As Rob says, this ride really exceeded all expectations in every way possible. We’ve ridden 1000kms, most of it at more than 4,000m above sea level and we didn’t miss a kilometre, avoiding the temptation to hop into the Landcruiser accompanying us, and which was never more than a few kms away. We’ve crossed 6 passes at more than 5,000m and 4 more above 4,000m. Fortunately, we’ve had no illness, accidents or mishaps. The dual suspension mountain bikes never missed a beat, and demonstrated their worth many times over (one puncture – for me – was the only issue) . We anticipated the gradients, the head winds and the distance but overlooked the terrain. Cycling at altitude was no trouble but curiously climbing 3 flights of stairs in our hotel still leaves us breathless. Our biggest climb (Day 2) was over 1,000m but the hardest was no doubt the 23km, 900m climb over Pang La (5050m) on terrible dirt. Our fire trails are in better condition than these “roads”, but the effort was rewarded by the highlight of the trip – the panorama of Everest and her near companion mountains. I won’t quickly forget eventually arriving at the top, exhausted and cranky (because I wasn’t told about this climb and the state of the road!) but to immediately forget all those feeling as I took in the magical scene in front of me. There is some debate in the group as to whether this scene or the view of Everest coming into Rombuk, (where Everest is only 8km away, dominating the valley) was the highlight of the trip (for Rob, the latter scene coincided with Geelong winning the Grand Final, so we know which was his highlight!)
We were blessed with incredible weather and a team who produced remarkable food three times a day, critical to keeping us going. As beautiful as the weather was, it was always freezing in the early hours of the morning. It’s an odd climate when you have to lather sunscreen all day against often fierce sun, but the sunscreen is frozen in the tube when you open it in the morning!
We’ve had 12 nights in a tent, two in “hotels” (using that term loosely) and a “guesthouse” with damp mattresses and mouldy walls (plus a communal drop toilet and no bathing facilities).

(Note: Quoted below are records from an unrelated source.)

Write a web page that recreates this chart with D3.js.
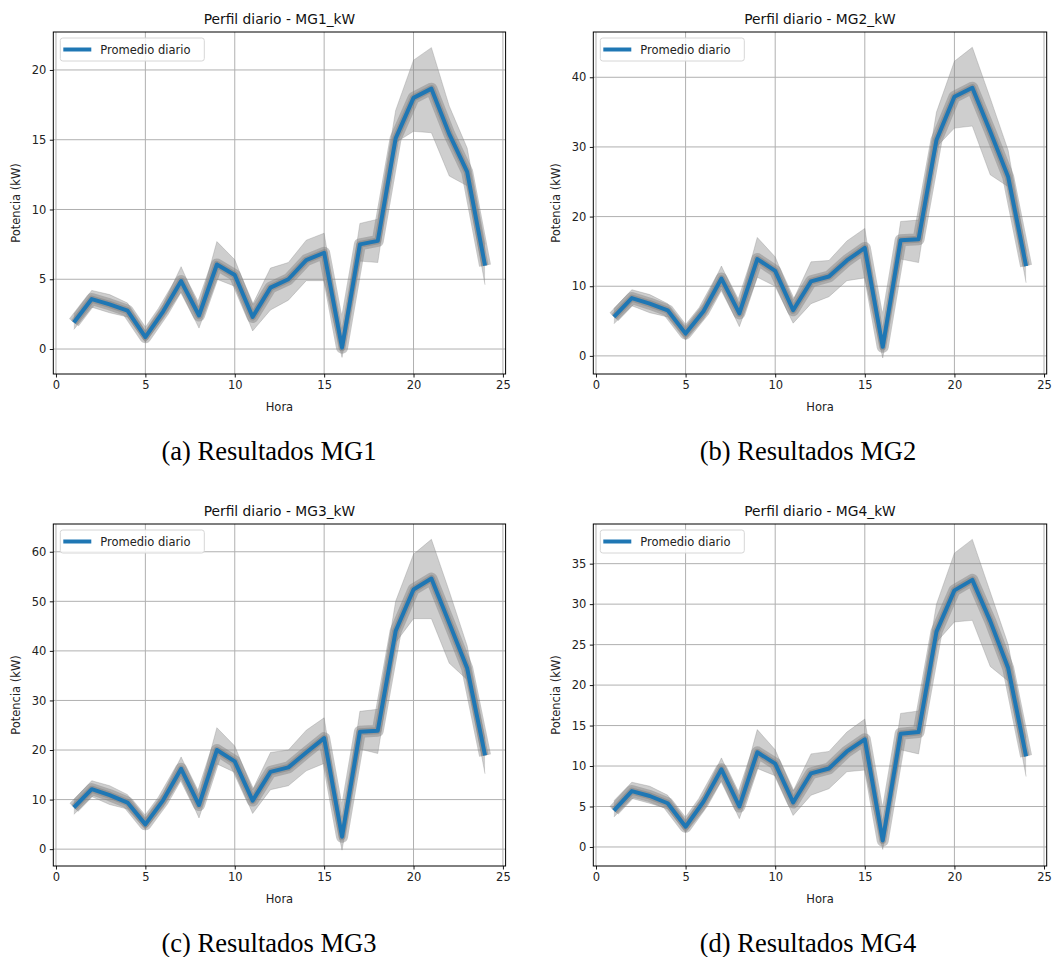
<!DOCTYPE html>
<html>
<head>
<meta charset="utf-8">
<script src="https://cdn.jsdelivr.net/npm/d3@7"></script>
<style>
  html, body { margin: 0; padding: 0; background: #fff; }
  svg { display: block; }
</style>
</head>
<body>
<svg id="chart" width="1059" height="957"></svg>
<script>
// ---------- DATA ----------
const hours = [1,2,3,4,5,6,7,8,9,10,11,12,13,14,15,16,17,18,19,20,21,22,23,24];
const xTicks = [0,5,10,15,20,25];

const titles = ["Perfil diario - MG1_kW","Perfil diario - MG2_kW","Perfil diario - MG3_kW","Perfil diario - MG4_kW"];
const captions = ["(a) Resultados MG1","(b) Resultados MG2","(c) Resultados MG3","(d) Resultados MG4"];

// Daily mean ("Promedio diario")
const mg1Mean = [1.9,3.58,3.2,2.75,0.85,2.7,4.87,2.4,6.06,5.3,2.3,4.4,5.0,6.37,6.9,0.1,7.5,7.75,15.1,18.0,18.66,15.4,12.7,5.97];
const mg2Mean = [5.6,8.3,7.5,6.55,3.2,6.4,11.1,6.1,13.9,12.2,6.55,10.7,11.4,13.7,15.5,1.3,16.6,16.75,31.0,37.2,38.5,32.2,25.7,12.9];
const mg3Mean = [8.4,12.1,10.9,9.4,5.0,9.9,16.2,8.9,20.0,17.7,9.8,15.6,16.5,19.5,22.4,2.5,23.7,23.9,44.0,52.4,54.6,45.6,36.5,18.9];
const mg4Mean = [4.5,6.9,6.3,5.4,2.5,5.6,9.6,5.0,11.7,10.3,5.5,9.1,9.7,11.8,13.3,0.8,14.0,14.2,26.6,31.7,33.0,27.9,22.1,11.2];

// Envelope of the individual daily profiles (upper / lower)
const mg1Upper = [2.5,4.2,3.9,3.3,1.3,3.2,5.9,3.0,7.7,6.4,3.2,5.8,6.2,7.8,8.3,0.6,9.0,9.3,17.1,20.7,21.6,17.4,14.4,7.5];
const mg1Lower = [1.4,3.0,2.6,2.3,0.5,2.2,4.1,1.5,5.0,4.5,1.3,2.8,3.5,4.9,4.9,-0.6,6.3,6.2,14.8,15.6,15.5,12.4,11.7,4.6];
const mg2Upper = [6.8,9.5,8.8,7.5,4.2,7.5,12.9,7.5,17.0,14.2,8.0,13.5,13.7,16.5,18.3,2.0,19.3,19.5,35.0,42.3,44.3,37.0,29.5,15.0];
const mg2Lower = [4.6,7.2,6.2,5.6,2.3,5.3,9.6,4.2,11.3,10.0,4.7,7.5,8.5,10.8,11.2,-0.3,13.9,13.4,30.0,32.7,33.0,26.0,24.3,10.5];
const mg3Upper = [10.0,13.8,12.8,11.0,6.3,11.3,18.6,11.0,24.5,20.8,12.0,19.5,20.0,24.0,26.5,4.0,27.8,28.2,50.0,59.5,62.5,52.0,41.0,22.3];
const mg3Lower = [7.0,10.6,9.0,8.1,4.0,8.5,14.2,6.3,17.2,15.5,7.2,12.0,12.8,15.8,17.3,-0.2,20.2,19.3,41.7,46.5,46.5,37.5,34.2,15.2];
const mg4Upper = [5.7,8.0,7.5,6.4,3.3,6.4,11.0,6.3,14.5,12.0,6.9,11.5,11.8,14.2,15.8,1.8,16.5,16.8,30.0,36.3,38.0,31.5,25.0,13.5];
const mg4Lower = [3.7,6.0,5.4,4.7,1.8,4.5,8.2,3.5,9.7,8.8,3.9,6.4,7.2,9.3,9.5,-0.3,12.0,11.5,25.3,27.8,28.0,22.3,20.5,8.7];

// Y axis ticks and limits
const mg1YTicks = [0,5,10,15,20];
const mg2YTicks = [0,10,20,30,40];
const mg3YTicks = [0,10,20,30,40,50,60];
const mg4YTicks = [0,5,10,15,20,25,30,35];
const yLimits = [[-1.79,22.72],[-2.6,46.5],[-3.4,65.6],[-2.35,39.9]];
const xLimits = [-0.15,25.15];

const panelsData = [
  {mean: mg1Mean, upper: mg1Upper, lower: mg1Lower, yTicks: mg1YTicks},
  {mean: mg2Mean, upper: mg2Upper, lower: mg2Lower, yTicks: mg2YTicks},
  {mean: mg3Mean, upper: mg3Upper, lower: mg3Lower, yTicks: mg3YTicks},
  {mean: mg4Mean, upper: mg4Upper, lower: mg4Lower, yTicks: mg4YTicks}
];

// ---------- LAYOUT ----------
const boxes = [
  {x0: 53.3, x1: 505.6, y0: 32, y1: 374, cx: 269, cy: 461},
  {x0: 593.3, x1: 1046.7, y0: 32, y1: 374, cx: 808, cy: 461},
  {x0: 53.3, x1: 505.6, y0: 524, y1: 866, cx: 269, cy: 953},
  {x0: 593.3, x1: 1046.7, y0: 524, y1: 866, cx: 808, cy: 953}
];

const svg = d3.select("#chart");
const SANS = "DejaVu Sans, sans-serif";
const blue = "#1f77b4";

panelsData.forEach((p, i) => {
  const b = boxes[i];
  const x = d3.scaleLinear().domain(xLimits).range([b.x0, b.x1]);
  const y = d3.scaleLinear().domain(yLimits[i]).range([b.y1, b.y0]);
  const g = svg.append("g");

  const clipId = "clip" + i;
  g.append("clipPath").attr("id", clipId).append("rect")
    .attr("x", b.x0).attr("y", b.y0).attr("width", b.x1 - b.x0).attr("height", b.y1 - b.y0);

  // grid
  const grid = g.append("g");
  grid.selectAll("line.vx").data(xTicks).enter().append("line")
    .attr("x1", d => x(d)).attr("x2", d => x(d)).attr("y1", b.y0).attr("y2", b.y1)
    .attr("stroke", "#b0b0b0").attr("stroke-width", 1);
  grid.selectAll("line.hy").data(p.yTicks).enter().append("line")
    .attr("x1", b.x0).attr("x2", b.x1).attr("y1", d => y(d)).attr("y2", d => y(d))
    .attr("stroke", "#b0b0b0").attr("stroke-width", 1);

  const plot = g.append("g").attr("clip-path", `url(#${clipId})`);
  const idx = hours.map((h, k) => k);

  // band of daily profiles
  const area = d3.area()
    .x(k => x(hours[k])).y0(k => y(p.lower[k])).y1(k => y(p.upper[k]));
  plot.append("path").datum(idx).attr("d", area)
    .attr("fill", "#8a8a8a").attr("fill-opacity", 0.42).attr("stroke", "none");

  const line = arr => d3.line().x(k => x(hours[k])).y(k => y(arr[k]));
  [p.upper, p.lower].forEach(arr => {
    plot.append("path").datum(idx).attr("d", line(arr))
      .attr("fill", "none").attr("stroke", "#808080").attr("stroke-opacity", 0.3).attr("stroke-width", 1);
  });
  // dense core of daily profiles
  plot.append("path").datum(idx).attr("d", line(p.mean))
    .attr("fill", "none").attr("stroke", "#808080").attr("stroke-opacity", 0.45)
    .attr("stroke-width", 12).attr("stroke-linejoin", "round");
  plot.append("path").datum(idx).attr("d", line(p.mean))
    .attr("fill", "none").attr("stroke", "#808080").attr("stroke-opacity", 0.5)
    .attr("stroke-width", 7).attr("stroke-linejoin", "round");

  // mean
  plot.append("path").datum(idx).attr("d", line(p.mean))
    .attr("fill", "none").attr("stroke", blue).attr("stroke-width", 4)
    .attr("stroke-linejoin", "round");

  // axes
  const xAxis = d3.axisBottom(x).tickValues(xTicks).tickSize(3.5).tickPadding(3.5).tickFormat(d3.format("d"));
  const yAxis = d3.axisLeft(y).tickValues(p.yTicks).tickSize(3.5).tickPadding(3.5).tickFormat(d3.format("d"));
  const gx = g.append("g").attr("transform", `translate(0,${b.y1})`).call(xAxis);
  const gy = g.append("g").attr("transform", `translate(${b.x0},0)`).call(yAxis);
  [gx, gy].forEach(ax => {
    ax.select(".domain").remove();
    ax.selectAll("line").attr("stroke", "#000").attr("stroke-width", 0.9);
    ax.selectAll("text").attr("font-family", SANS).attr("font-size", 11.5).attr("fill", "#222");
  });

  // spines
  g.append("rect").attr("x", b.x0).attr("y", b.y0).attr("width", b.x1 - b.x0).attr("height", b.y1 - b.y0)
    .attr("fill", "none").attr("stroke", "#000").attr("stroke-width", 1);

  // title
  g.append("text").attr("x", (b.x0 + b.x1) / 2).attr("y", b.y0 - 8)
    .attr("text-anchor", "middle").attr("font-family", SANS).attr("font-size", 13.8).attr("fill", "#111")
    .text(titles[i]);

  // axis labels
  g.append("text").attr("x", (b.x0 + b.x1) / 2).attr("y", b.y1 + 37)
    .attr("text-anchor", "middle").attr("font-family", SANS).attr("font-size", 11.5).attr("fill", "#222")
    .text("Hora");
  g.append("text")
    .attr("transform", `translate(${b.x0 - 33},${(b.y0 + b.y1) / 2}) rotate(-90)`)
    .attr("text-anchor", "middle").attr("font-family", SANS).attr("font-size", 11.5).attr("fill", "#222")
    .text("Potencia (kW)");

  // legend
  const lg = g.append("g").attr("transform", `translate(${b.x0 + 7},${b.y0 + 6})`);
  lg.append("rect").attr("x", 0).attr("y", 0).attr("width", 144).attr("height", 23).attr("rx", 2.5)
    .attr("fill", "#fff").attr("fill-opacity", 0.85).attr("stroke", "#d6d6d6").attr("stroke-width", 1);
  lg.append("line").attr("x1", 3).attr("x2", 31).attr("y1", 11.5).attr("y2", 11.5)
    .attr("stroke", blue).attr("stroke-width", 4);
  lg.append("text").attr("x", 40).attr("y", 15.5).attr("font-family", SANS).attr("font-size", 11.5).attr("fill", "#222")
    .text("Promedio diario");

  // caption
  svg.append("text").attr("x", b.cx).attr("y", b.cy - 1)
    .attr("text-anchor", "middle").attr("font-family", "Liberation Serif, Times New Roman, serif")
    .attr("font-size", 26.5).attr("fill", "#000")
    .text(captions[i]);
});
</script>
</body>
</html>
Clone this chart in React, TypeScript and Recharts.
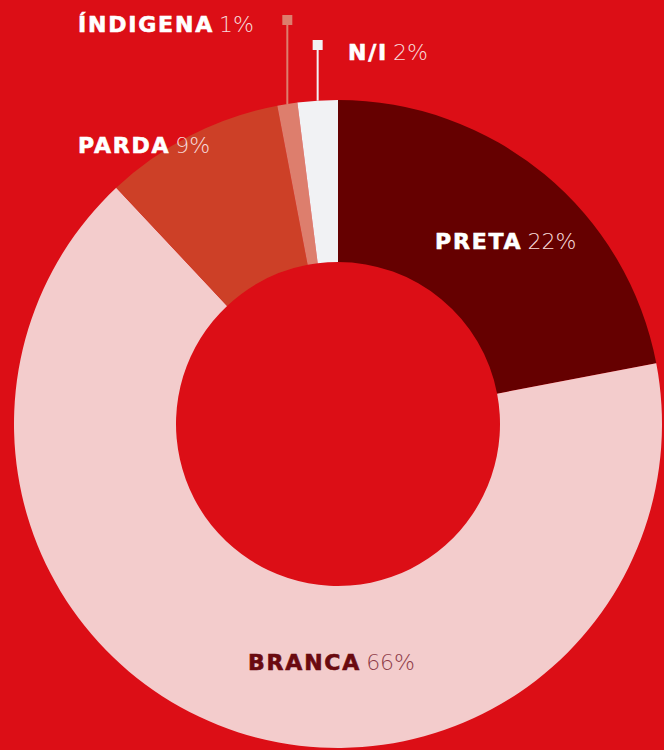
import React from 'react';
import { PieChart, Pie, Cell } from 'recharts';

const categories = ['PRETA', 'BRANCA', 'PARDA', 'ÍNDIGENA', 'N/I'];
const values = [22, 66, 9, 1, 2];
const percentLabels = ['22%', '66%', '9%', '1%', '2%'];
const sliceColors = ['#650000', '#F3CCCC', '#CD4027', '#DD7E6D', '#F1F2F4'];
const nameColors = ['#FFFFFF', '#6A0A10', '#FFFFFF', '#FFFFFF', '#FFFFFF'];
const pctColors = ['#F7DADA', '#8E3B48', '#F7DADA', '#F7DADA', '#F7DADA'];

// label placement relative to pie centre (dx, dy to text start / baseline)
const labelOffsets = [
  { dx: 97, dy: -175 },
  { dx: -90, dy: 246 },
  { dx: -260, dy: -271 },
  { dx: -260, dy: -392 },
  { dx: 10, dy: -364 },
];
// leader line for small slices: top y of marker relative to centre (null = none)
const leaderTops = [null, null, null, -409, -384];

const data = categories.map((c, i) => ({ name: c, value: values[i] }));

const RAD = Math.PI / 180;

const renderLabel = (props: any) => {
  const { cx, cy, midAngle, outerRadius, index } = props;
  const off = labelOffsets[index];
  const x = cx + off.dx;
  const y = cy + off.dy;
  const lt = leaderTops[index];
  let leader = null;
  if (lt !== null) {
    const lx = cx + outerRadius * Math.cos(-midAngle * RAD);
    const ly = cy + outerRadius * Math.sin(-midAngle * RAD);
    const top = cy + lt;
    leader = (
      <g>
        <line x1={lx} y1={ly} x2={lx} y2={top + 8} stroke={sliceColors[index]} strokeWidth={2} />
        <rect x={lx - 5} y={top} width={10} height={10} fill={sliceColors[index]} />
      </g>
    );
  }
  return (
    <g key={`lbl-${index}`}>
      {leader}
      <text x={x} y={y} textAnchor="start">
        <tspan
          fontFamily="'DejaVu Sans', sans-serif"
          fontWeight={700}
          fontSize={22}
          letterSpacing={1.8}
          fill={nameColors[index]}
          stroke={nameColors[index]}
          strokeWidth={0.6}
        >
          {categories[index]}
        </tspan>
        <tspan
          dx={5}
          fontFamily="'DejaVu Sans', sans-serif"
          fontWeight={200}
          fontSize={22}
          fill={pctColors[index]}
        >
          {percentLabels[index]}
        </tspan>
      </text>
    </g>
  );
};

export default function App() {
  return (
    <div
      style={{
        position: 'absolute',
        left: 0,
        top: 0,
        width: 664,
        height: 750,
        background: '#DC0E16',
        overflow: 'hidden',
      }}
    >
      <PieChart width={664} height={750} margin={{ top: 0, right: 0, bottom: 0, left: 0 }}>
        <Pie
          data={data}
          dataKey="value"
          nameKey="name"
          cx={338}
          cy={424}
          innerRadius={162}
          outerRadius={324}
          startAngle={90}
          endAngle={-270}
          stroke="none"
          isAnimationActive={false}
          labelLine={false}
          label={renderLabel}
        >
          {data.map((d, i) => (
            <Cell key={d.name} fill={sliceColors[i]} />
          ))}
        </Pie>
      </PieChart>
    </div>
  );
}
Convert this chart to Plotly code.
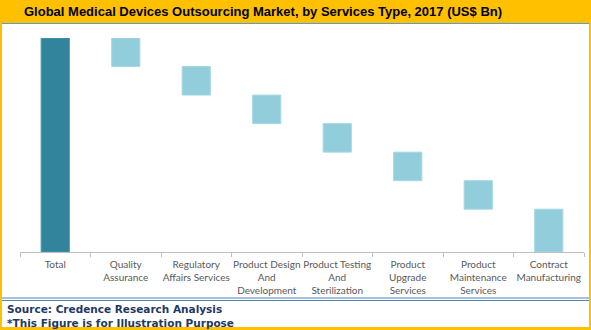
import plotly.graph_objects as go

W, H = 591, 330

categories = [
    "Total",
    "Quality<br>Assurance",
    "Regulatory<br>Affairs Services",
    "Product Design<br>And<br>Development",
    "Product Testing<br>And<br>Sterilization",
    "Product<br>Upgrade<br>Services",
    "Product<br>Maintenance<br>Services",
    "Contract<br>Manufacturing",
]
values = [15, -2, -2, -2, -2, -2, -2, -3]
measures = ["absolute"] + ["relative"] * 7

title_text = "Global Medical Devices Outsourcing Market, by Services Type, 2017 (US$ Bn)"
source_lines = ["Source: Credence Research Analysis", "*This Figure is for Illustration Purpose"]

ORANGE = "#FFC000"
TEAL = "#31849B"
LIGHT = "#92CDDC"
NAVY = "#1F3864"


def px(x):
    return x / W


def py(y):
    return 1 - y / H


fig = go.Figure(
    go.Waterfall(
        x=categories,
        y=values,
        measure=measures,
        width=0.4,
        totals=dict(marker=dict(color=TEAL, line=dict(color="#4A97AC", width=1))),
        decreasing=dict(marker=dict(color=LIGHT, line=dict(color="#A6D8E4", width=1))),
        increasing=dict(marker=dict(color=LIGHT)),
        connector=dict(visible=False),
        hoverinfo="skip",
    )
)

shapes = [
    # orange title band and frame
    dict(type="rect", x0=0, x1=1, y0=py(23), y1=1, fillcolor=ORANGE, line_width=0),
    dict(type="rect", x0=0, x1=px(2), y0=0, y1=1, fillcolor=ORANGE, line_width=0),
    dict(type="rect", x0=px(589), x1=1, y0=0, y1=1, fillcolor=ORANGE, line_width=0),
    dict(type="rect", x0=0, x1=1, y0=0, y1=py(327), fillcolor=ORANGE, line_width=0),
    # blue rule under the title band
    dict(type="line", x0=px(2), x1=px(589), y0=py(23.5), y1=py(23.5),
         line=dict(color="#5B9BD5", width=1.2)),
    # double rule above the source notes
    dict(type="line", x0=px(2), x1=px(589), y0=py(298), y1=py(298),
         line=dict(color="#4F81BD", width=1.2)),
    dict(type="line", x0=px(2), x1=px(589), y0=py(300.5), y1=py(300.5),
         line=dict(color="#4F81BD", width=1.2)),
]
for s in shapes:
    s.update(xref="paper", yref="paper", layer="below")

annotations = [
    dict(text="<b>" + title_text + "</b>", x=px(263), y=py(11.5), xanchor="center",
         yanchor="middle", showarrow=False,
         font=dict(family="Liberation Sans", size=13, color="#000000")),
    dict(text="<b>" + source_lines[0] + "</b><br><b>" + source_lines[1] + "</b>",
         x=px(5), y=py(316), xanchor="left", yanchor="middle", align="left",
         showarrow=False,
         font=dict(family="DejaVu Sans", size=10.5, color=NAVY)),
]
for a in annotations:
    a.update(xref="paper", yref="paper")

fig.update_layout(
    width=W,
    height=H,
    margin=dict(l=0, r=0, t=0, b=0),
    paper_bgcolor="white",
    plot_bgcolor="white",
    showlegend=False,
    shapes=shapes,
    annotations=annotations,
    xaxis=dict(
        domain=[px(20), px(584)],
        showline=True,
        linecolor="#BFBFBF",
        linewidth=1,
        ticks="outside",
        tickson="boundaries",
        ticklen=4,
        tickcolor="#BFBFBF",
        tickangle=0,
        ticklabelstandoff=3,
        showgrid=False,
        automargin=False,
        tickfont=dict(family="Lato", size=10, color="#595959"),
    ),
    yaxis=dict(
        domain=[py(252), py(38)],
        range=[0, 15],
        visible=False,
        automargin=False,
    ),
)

fig.write_html("out.html")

All of us in our group would put up with this many times over to experience again what we have seen. We’ve been privileged to traverse Tibet and meet its remarkable people at such close quarters I now believe that only on a bike can you truly engage with the communities you pass through. We’ve shared yak milk tea with a family in Gompa, chatted to travellers from all over China (Shanghai, Harbin etc), been photographed and filmed many times over by local and foreign tourists, and lost count of the farmers, goatherds, children and others who’ve greeted us, and run out to meet us and talk, even if we could not find any common language. Visions of small children poking fingers into our spokes as they tried to “high 5” us as we passed did not, fortunately, become reality (although one near miss between a child and a truck coming the other way encouraged us to give the children a wide berth, as friendly as they were). The agricultural scenes at harvest time, and the frenetic activity from sunrise to sunset, were wonderful. Deliberately or not, our campsites often seemed to be on the “commuting route” as donkeys, goats, yaks, tractors piled high with the harvest, adults and numerous children wandered through as they went about their business. Camping after Everest, the local goats were herded right through our camp on the way to their corral for the night. At Rombuk Monastery, we literally shared the yak paddock with the yaks, resulting in some strange sights and sounds during the night (from the yaks I mean).
With the friendliness of the people and the glorious weather, it was easy to forget that the Tibetans survive in what must be one of the harshest environments in the world, living higher than almost anyone else (the highest permanent settlement in the world is in Wuhan, China, at 5039m). Lovely creeks and rivers that we camped by give way for much of the year to ice and snow and then raging torrents as the snow melts, evidenced at this time of year only by the massive infrastructure/engineering designed to prevent everything being washed away every spring. Despite the electrical installation and mobile phone coverage, we saw no evidence of televisions, computers or any other technology. There was no sign of mechanical harvesting and it was odd to see new, solar powered street lights outside ramshackle, traditional houses. There is extensive solar and hydro generation across Tibet (but no wind farms, surprisingly).
I have never seen such an openly and genuinely religious people; even goatherds standing all day watching their flock at 5000m were turning prayer wheels constantly (when not spinning wool by hand). The monasteries we visited are vibrant, living places of worship and not merely reminders of a distant past. Pilgrims always vastly outnumbered tourists, and it was hard not to feel a sense of intrusion.
It’s impossible to know whether China’s strategy of integrating Tibet through vast investment in infrastructure, moving businesses to Tibet (the names of all the big state-owned enterprises appear on new buildings in Lhasa) and substantial immigration of ethnic Chinese will work, but it is hard to imagine a satisfactory future that does not accommodate the faith of the Tibetan people.